In a dissent, Bill Clinton-appointed Circuit Judge R. Guy Cole Jr. blasted the majority for even taking the case in the first place–insisting that the appellate court does not have jurisdiction to hear the appeal. Those complaints are in line with his previous dissent in the October 2020 emergency stay order where Cole argued that federal law preempts Michigan’s voter transportation statute.

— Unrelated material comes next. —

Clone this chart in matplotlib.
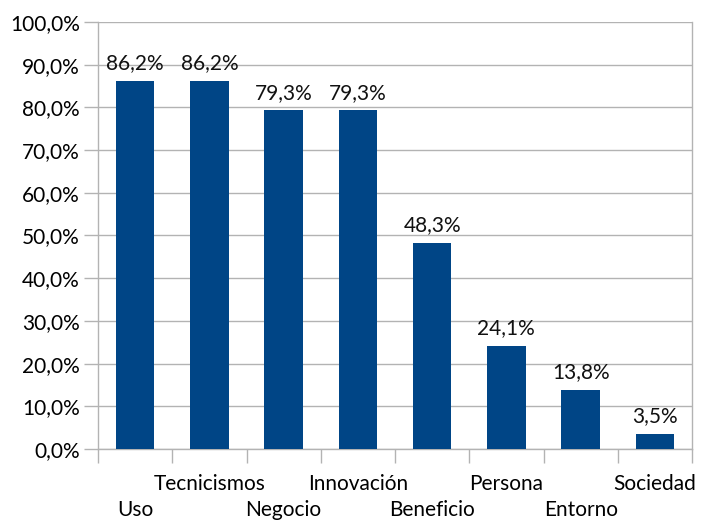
import numpy as np
import matplotlib.pyplot as plt
from matplotlib.ticker import FixedLocator

plt.rcParams['font.family'] = ['Lato', 'DejaVu Sans']

categorias = ["Uso", "Tecnicismos", "Negocio", "Innovación", "Beneficio",
              "Persona", "Entorno", "Sociedad"]
valores = [86.2, 86.2, 79.3, 79.3, 48.3, 24.1, 13.8, 3.5]

azul = "#004586"
gris = "#b3b3b3"
fs = 15

fig = plt.figure(figsize=(7.01, 5.21), dpi=100)
ax = fig.add_axes([98 / 701, 1 - 449 / 521, (692 - 98) / 701, (449 - 22) / 521])

x = np.arange(len(categorias))
bars = ax.bar(x, valores, width=0.52, color=azul, zorder=3)

for b, v in zip(bars, valores):
    ax.text(b.get_x() + b.get_width() / 2, v + 1.8, f"{v:.1f}%".replace(".", ","),
            ha="center", va="bottom", fontsize=fs, color="#111111")

ax.set_xlim(-0.5, len(categorias) - 0.5)
ax.set_ylim(0, 100)
ax.set_yticks(np.arange(0, 101, 10))
ax.yaxis.set_major_formatter(lambda v, p: f"{v:.1f}%".replace(".", ","))
ax.grid(axis="y", color=gris, linewidth=1, zorder=0)

ax.set_xticks(x)
ax.set_xticklabels(categorias, fontsize=fs)
ax.xaxis.set_minor_locator(FixedLocator(np.arange(-0.5, len(categorias), 1)))
ax.tick_params(axis="x", which="major", length=0)
ax.tick_params(axis="x", which="minor", length=10, color=gris, width=1)
ax.tick_params(axis="y", length=10, color=gris, width=1, labelsize=fs, pad=3)

# etiquetas escalonadas: pares abajo, impares arriba
for i, t in enumerate(ax.xaxis.get_major_ticks()):
    t.set_pad(51 * 0.72 if i % 2 == 0 else 25 * 0.72)

for side in ["left", "bottom", "right"]:
    ax.spines[side].set_color(gris)
    ax.spines[side].set_linewidth(1)
ax.spines["top"].set_visible(False)

fig.savefig("out.png", dpi=100)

At the time, he noted that the Federal Election Campaign Act precludes states from limiting expenditures in relation to federal candidates and that Michigan’s ban on paid transportation–the only such law in the country–runs afoul of federal law under the legal theory of field preemption.

Cole also called out his colleagues for relying on their previous analysis (from October) in the Tuesday ruling–arguing that the decision shortchanges the gravity of the occasion.

“With emergency motions, the panel does not benefit from oral argument and the briefing is expedited and limited,” the dissent argued. “Nor are we able to afford the issues the same depth of consideration. In the present case, we faced an impending election and issued an emergency stay only five days after receiving briefing. Such a decision should not bind us in our consideration of the merits. That is especially true because the original stay decision was issued without jurisdiction, and we still lack jurisdiction to consider this appeal.”

The dissent also rubbished the notion that the legislature should have standing to file the lawsuit in the first place:

In sum, the majority decides for the first time that a panel considering an appeal’s merits is bound by the holdings in its prior emergency stay order. Next, it holds that Legislatures have standing when their laws are temporarily enjoined. Courts have “never held that a judicial decision invalidating a state law as unconstitutional inflicts a discrete, cognizable injury on each organ of government that participated in the law’s passage.” We should not be the first. I respectfully dissent.